De quelles informations les candidats disposent-ils ? Comment toucher directement les potentiels ?

Sur notre plateforme, les candidats peuvent nous déposer directement leur CV ou postuler directement aux offres d’emploi à pourvoir. Par la suite, nous les contactons pour un entretien au sein duquel nous leur détaillons l’opportunité identifiée. Nous utilisons beaucoup les réseaux sociaux et nous multiplions les partenariats avec les grandes écoles, universités et associations via les ambassades à l’étranger pour répertorier de forts potentiels.

Quelles sont les différences de profil entre les cadres formés à l’extérieur, ceux de la diaspora, et ceux qui sont restés sur le continent ?

Nous partons du principe que tous les profils sont identiques. La différence intervient de par l’exposition aux procédés et langues internationales qu’offre une formation ou une expérience à l’étranger.

Comment attirer et garder les leaders de la diaspora ?

Nos candidats ont une exigence récurrente concernant le maintien de la qualité de vie dont ils disposent à l’étranger. Cela peut se traduire par un salaire parfois similaire ou par une prime de dépaysement. D’autre part, ils sont aussi conscients des perspectives rapides d’évolution compte tenu des environnements constamment en progression en Afrique.

Quels défis pour que ceux qui sont restés sur place trouvent aussi des offres d’emploi qualifié ?

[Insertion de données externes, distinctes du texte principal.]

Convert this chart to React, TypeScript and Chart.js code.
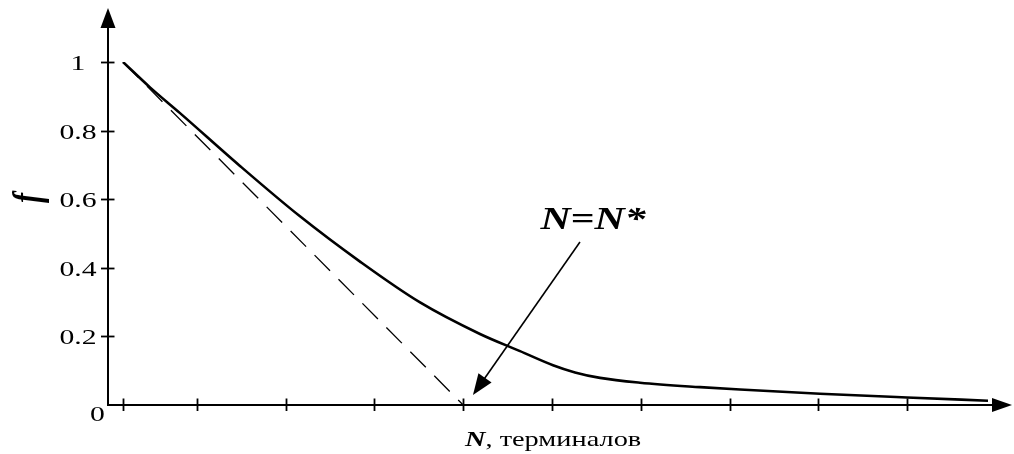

Les opportunités sont accessibles lorsque la formation et/ou l’expérience y sont. Mettre toutes les chances de son côté à travers une expérience académique ou professionnelle à l’étranger peut s’avérer être un excellent investissement. Tenant compte du fait que cela peut s’avérer coûteux j’aurai pour conseil de solliciter les structures d’État qui octroient des bourses ou les organisations internationales qui multiplient les programmes de jeunes diplômés ou de jeunes professionnels (Yali, Tony Elumelu Foundation Entrepreneurship Programme, Give1Project, etc.).